The wrapper changes depending on the command line option used.
Self-Hosting on the FPGC
B32CC can compile itself to run natively on the FPGC under BDOS. When compiled with itself (using the __SMALLER_C__ define), several defaults change automatically:
NO_ANNOTATIONS: Assembly output annotations are disabled at compile time to reduce output file size (and increase compilation speed).-user-bdosmode: Defaults to on when running on the FPGC, since the native compiler only targets userBDOS programs.- Command-line arguments: Retrieved via
sys_shell_argc()/sys_shell_argv()syscalls instead of traditionalmain(argc, argv).
Surprisingly, the C compiler was able to run on the word-addressable, no-linker, no-MMU architecture of the FPGC with only minor adjustments.
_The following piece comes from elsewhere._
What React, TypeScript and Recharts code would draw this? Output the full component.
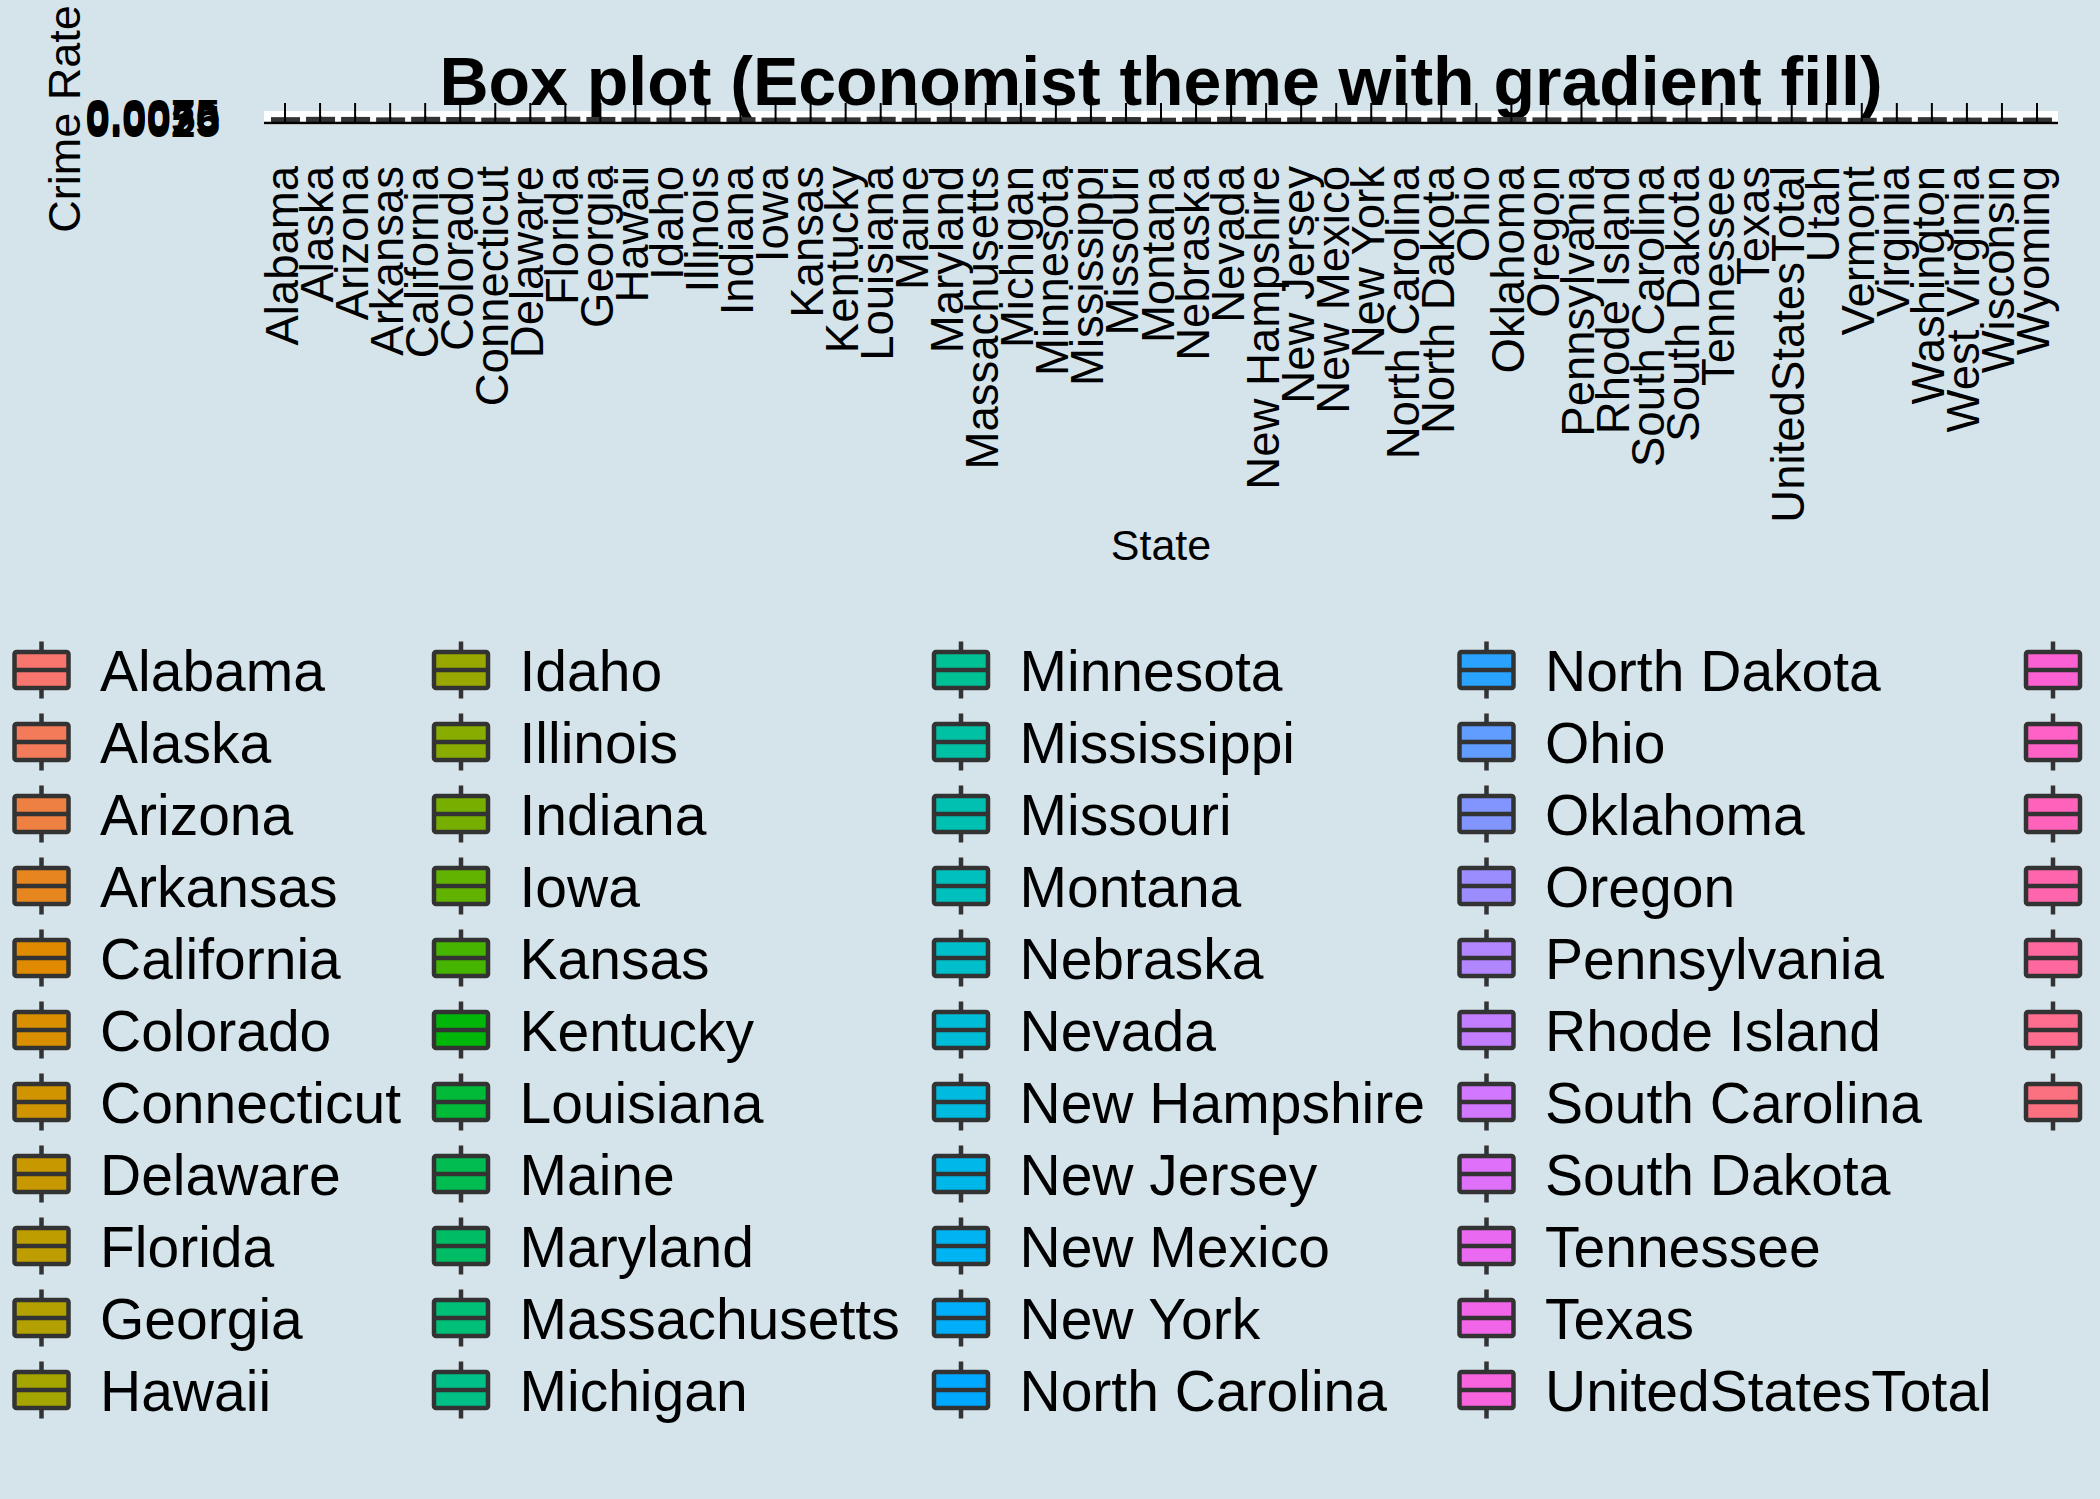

The output can be further assembled using the asm user program and then executed directly all on the FPGC.
Testing
B32CC can be tested in combination with the Assembler (ASMPY) and Verilog simulation using the provided test suite commands from the Makefile:
# Run all compiler tests (parallel, memory intensive)
make test-b32cc
# Run a single test
make test-b32cc-single file=04_control_flow/if_statements.c
# Debug a test with GTKWave and Verilog display output
make debug-b32cc file=04_control_flow/if_statements.c
Note
The test suite captures a lot of things, but is not exhaustive, meaning there are likely still bugs in the compiler.